Four years after that I moved again. My parents were there for that too. Once again we completed the ritual we had established years before. Once again, my parents watched with mixed emotion as I stepped into another world. A life path so different I am sure from what they had envisioned for me. They watched not knowing whether I would survive it all. They prayed I would not be hurt. They hoped that if hurt did come, that I would be made stronger for it.

When hurt finally did arrive at my door one lonely night I did the one thing I knew to do. I called home. I went home. And there I got to be safe again. I was taken care of. I was left to recover. I healed.

Now I live in New York city and it has been one of the most difficult things I have ever faced in my life. Coming here on my own the way I did to go to graduate school rocked the very fabric of myself. You see, I always thought I was a relatively strong person. Someone capable of doing what it takes to make my life plan a reality. My parents raised me to be that way! They raised me to think for myself. To do for myself. But there was a problem with their teaching. They never taught me to do it without them.

Coming to this city made me realise how much I still need them in my life. I still need my Mother to check that I eat correctly. I still need to have my Father set up my electric stuff, or at least check that I have done it properly. I am 27yrs old and I still need to have them around. I didn’t think I did until I was walking through the final security check at Cape Town International airport.

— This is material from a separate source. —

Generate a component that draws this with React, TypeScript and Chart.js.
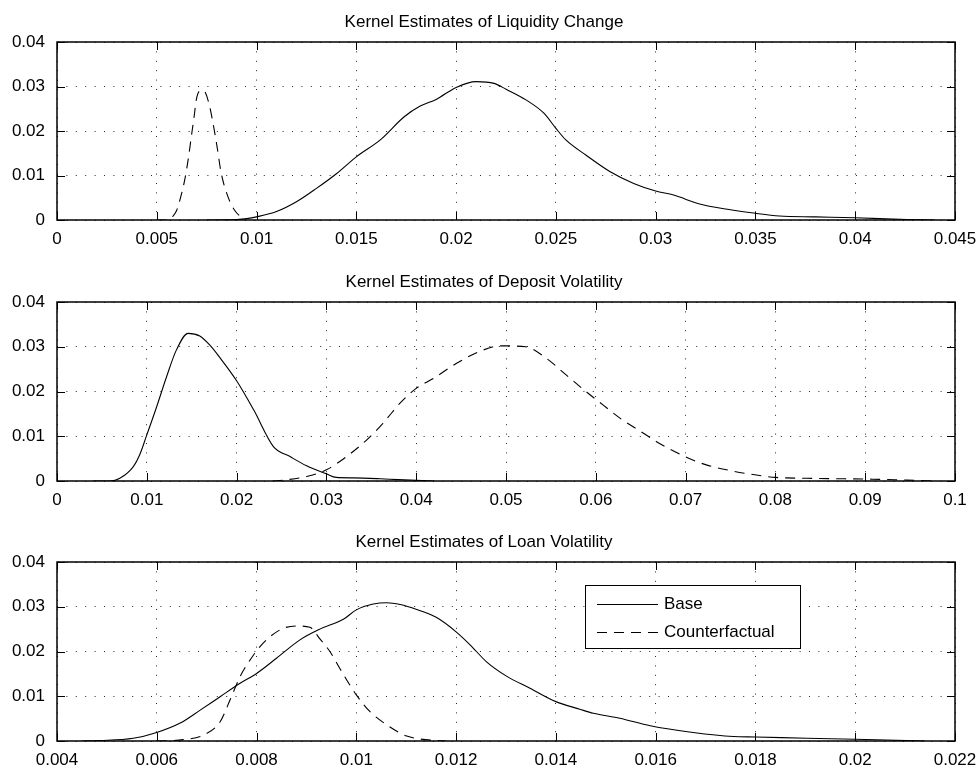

I remember walking through that gate not knowing what I was going to do. Wanting only for my parents to do what they have always done in moments like that. I wanted them to take my hand and tell me it was all going to be okay. To tell me I was brave and strong. To tell me that no matter what, I was going to survive. I wanted to hug them!!! Have them hold me one last time.

Living in a foreign country has helped me to fully appreciate my parents. They are not perfect to say the least. Those two people are flawed. But their flaws are their beauty. I have come to realise that. I have forgiven them more than ever for things they have misunderstood. I know they forgive me too. Distance has helped me to fully grasp the wonders that are my Mother and Father.

Absence has helped my heart to grow fonder. Sitting in a different timezone, unable to call when ever I want to, has helped me to fully appreciate the hour long calls we have now. Now I tell them everything that goes on in my life. I tell them when I feel alone. I tell them when I am ecstatic. They tell me their news too. We are more than ever souls who cleave to each other.

When things have gone wrong here (and boy can things go very wrong in New York!!) it has been so tough. I have wanted to call home, but there is a 6hr time difference. I have wanted to have my Mother offer to come down and take care of me while I heal. For my Father to offer up his brand of solution.

The warmth of my Mother’s love and my Father’s rationality were the things that kept me safe from the world and its harms. Since we aren’t in the same country it has been tough to keep that feeling of safety. But I am slowly learning that is the point of growing up. You see, when I was at university I got to pretend to be grown up, while my parents made sure nothing really bad happened. But now that I am older and really on my own I see more and more that now, they are their to watch with hopefulness that all their previous life-buffering taught me something. They watch in wonder as I grow to be the human being I am met to be. I watch in amazement too! Their wisdom has not left me. They are always with me, wherever I may go in the world

Family, after protecting you from harm are there to witness and watch over your existence. So now I keep them close. In my heart and in my memories.